Stored records:
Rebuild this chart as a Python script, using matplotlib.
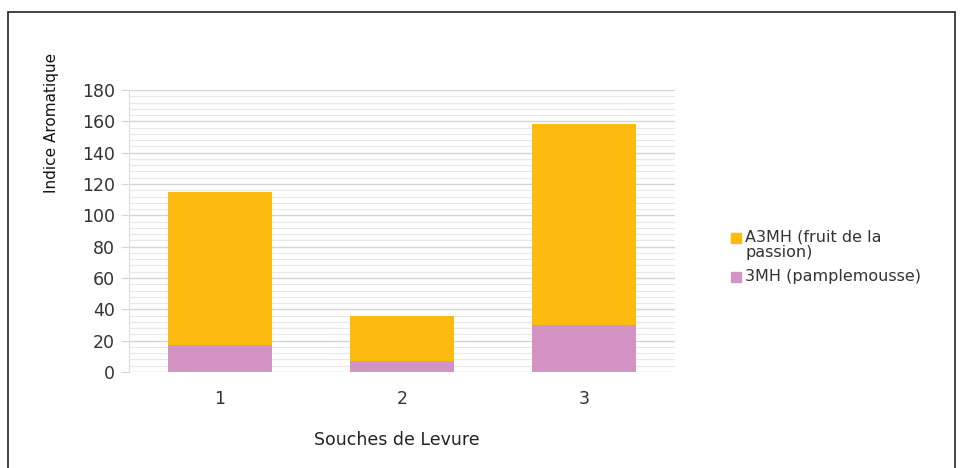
import matplotlib
matplotlib.use("Agg")
import matplotlib.pyplot as plt
from matplotlib.patches import Rectangle
import numpy as np

categories = ["1", "2", "3"]
mh3 = [17, 7, 30]            # 3MH (pamplemousse)
a3mh = [98, 29, 128]         # A3MH (fruit de la passion)
series_labels = ["A3MH (fruit de la\npassion)", "3MH (pamplemousse)"]
colors = {"a3mh": "#FDBB0F", "mh3": "#D494C3"}
yticks = list(range(0, 181, 20))

plt.rcParams['font.family'] = ['DejaVu Sans']
fig = plt.figure(figsize=(9.63, 4.68), dpi=100)
ax = fig.add_axes([129/963, 1-372/468, (675-129)/963, (372-90)/468])

x = np.arange(len(categories))
w = 0.57
ax.bar(x, mh3, w, color=colors["mh3"], zorder=3)
ax.bar(x, a3mh, w, bottom=mh3, color=colors["a3mh"], zorder=3)

ax.set_xlim(-0.5, 2.5)
ax.set_ylim(0, 180)
ax.set_yticks(yticks)
ax.set_yticks(np.arange(0, 181, 4), minor=True)
ax.yaxis.grid(True, which='major', color='#d4d4d4', lw=1.0, zorder=0)
ax.yaxis.grid(True, which='minor', color='#e8e8e8', lw=0.8, zorder=0)
ax.set_xticks(x)
ax.set_xticklabels(categories)
ax.tick_params(axis='y', which='major', length=6, color='#d4d4d4', labelsize=12.5, labelcolor='#333333', pad=4)
ax.tick_params(axis='y', which='minor', length=0)
ax.tick_params(axis='x', length=0, labelsize=12.5, labelcolor='#333333', pad=13)
for s in ['top', 'right', 'bottom']:
    ax.spines[s].set_visible(False)
ax.spines['left'].set_color('#dddddd')

fig.text(397/963, 1-440/468, "Souches de Levure", ha='center', va='center', fontsize=12.5, color='#222222')
fig.text(52/963, 1-123/468, "Indice Aromatique", ha='center', va='center', rotation=90,
         fontsize=11, color='#111111', family=['Liberation Sans Narrow', 'DejaVu Sans'])

# legend (manual)
fig.patches.append(Rectangle((731/963, 1-243/468), 10/963, 10/468, transform=fig.transFigure,
                             color=colors["a3mh"], figure=fig))
fig.patches.append(Rectangle((731/963, 1-282/468), 10/963, 10/468, transform=fig.transFigure,
                             color=colors["mh3"], figure=fig))
fig.text(745/963, 1-229/468, series_labels[0], ha='left', va='top', fontsize=11.5,
         color='#333333', linespacing=1.05)
fig.text(745/963, 1-277/468, series_labels[1], ha='left', va='center', fontsize=11.5, color='#333333')

# frame border
fig.patches.append(Rectangle((8/963, -0.05), (955-8)/963, 1-12/468+0.05, transform=fig.transFigure,
                             fill=False, edgecolor='#222222', lw=1.2, figure=fig))

fig.savefig("out.png", dpi=100, facecolor='white')
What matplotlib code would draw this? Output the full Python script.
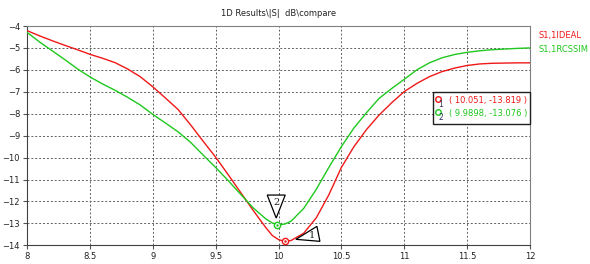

Exercise prompt: Start at the top of the entries and repeat each line exactly, ending at the line that contains "ax.spines['left'].set_color('#dddddd')". Pictures are not part of the copy.

Final answer:
Rebuild this chart as a Python script, using matplotlib.
import matplotlib
matplotlib.use("Agg")
import matplotlib.pyplot as plt
from matplotlib.patches import Rectangle
import numpy as np

categories = ["1", "2", "3"]
mh3 = [17, 7, 30]            # 3MH (pamplemousse)
a3mh = [98, 29, 128]         # A3MH (fruit de la passion)
series_labels = ["A3MH (fruit de la\npassion)", "3MH (pamplemousse)"]
colors = {"a3mh": "#FDBB0F", "mh3": "#D494C3"}
yticks = list(range(0, 181, 20))

plt.rcParams['font.family'] = ['DejaVu Sans']
fig = plt.figure(figsize=(9.63, 4.68), dpi=100)
ax = fig.add_axes([129/963, 1-372/468, (675-129)/963, (372-90)/468])

x = np.arange(len(categories))
w = 0.57
ax.bar(x, mh3, w, color=colors["mh3"], zorder=3)
ax.bar(x, a3mh, w, bottom=mh3, color=colors["a3mh"], zorder=3)

ax.set_xlim(-0.5, 2.5)
ax.set_ylim(0, 180)
ax.set_yticks(yticks)
ax.set_yticks(np.arange(0, 181, 4), minor=True)
ax.yaxis.grid(True, which='major', color='#d4d4d4', lw=1.0, zorder=0)
ax.yaxis.grid(True, which='minor', color='#e8e8e8', lw=0.8, zorder=0)
ax.set_xticks(x)
ax.set_xticklabels(categories)
ax.tick_params(axis='y', which='major', length=6, color='#d4d4d4', labelsize=12.5, labelcolor='#333333', pad=4)
ax.tick_params(axis='y', which='minor', length=0)
ax.tick_params(axis='x', length=0, labelsize=12.5, labelcolor='#333333', pad=13)
for s in ['top', 'right', 'bottom']:
    ax.spines[s].set_visible(False)
ax.spines['left'].set_color('#dddddd')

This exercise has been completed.